Federal government seeks
to curb union rights in establishing
‘Homeland Security’ dept.
 
BY RÓGER CALERO  
In the name of "national security," the White House is seeking to curb union protections as it moves to establish a Department of Homeland Security. Unions of government employees have opposed these restrictions, raising the concern that they could be used as a precedent to justify further restrictions on unions.

The Bush administration is arguing that collective bargaining and existing civil service employees protection could get in the way of the department’s response to "terrorist threats" and national emergencies. Federal officials are demanding that bosses be given greater "flexibility" to hire, fire, discipline, and transfer workers from one part of the proposed department to another.

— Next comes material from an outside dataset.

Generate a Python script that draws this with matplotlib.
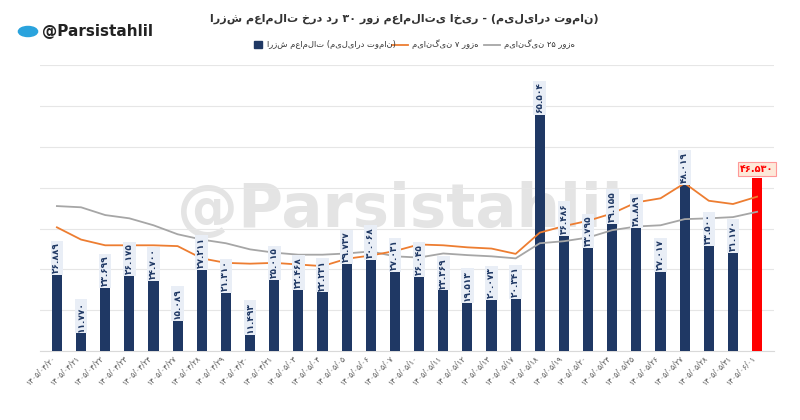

The proposal also maintains executive powers to remove workers from unions under the pretext of national security threats, a policy that has been carried out by every U.S. president since James Carter.

The new government agency, which the White House expects to be able to launch next January, will merge 22 government agencies, bringing 170,000 employees under one department. Some 50,000 of the affected workers belong to the American Federation of Government Employees (AFGE), which represents 600,000 federal employees.  
 
‘National security’ used as justification
Earlier this year, President George Bush issued an executive order denying union representation to more than 500 employees at the U.S. attorneys’ office and other divisions of the Justice Department, arguing that union contracts could restrict the ability of workers "to protect Americans and national security."

The proposal to bring under a Department of Homeland Security all or part of the 22 federal agencies, including cops, and agents of the Immigration and Naturalization Service, Coast Guard, Customs Service, and Secret Service is part of the U.S. rulers’ steps to give the federal government more domestic policing powers.

The government wants to place all Homeland Security employees under a single pay system based on "performance incentives" rather than wage scales established by union contracts. The White House says it wants to have more authority to deny pay raises on the basis of performance and to fire employees more freely.

"It looks as if [President Bush] wants the secretary of the homeland security to have absolute power to decide all personnel matters on the basis of political patronage," said AFGE president Bobby Harnage. "Flexibility means nothing less than gutting the civil service merit system and busting employee unions."

While union officials have opposed the antiunion aspects of the legislation, they have supported the creation of the new agency as a way to "fight terrorism." AFL-CIO president John Sweeney said in a July 26 statement that the U.S. government has "guaranteed its career employees civil service protections and successfully fought and won wars. Congress can and should create a new homeland security department" without undermining rights and protections he said.

Harnage declared the union officials "stand solidly behind President Bush in the fight against terrorism." He added that "union membership has never been inconsistent with national security. The right of federal employees to engage in collective bargaining has never undermined homeland security."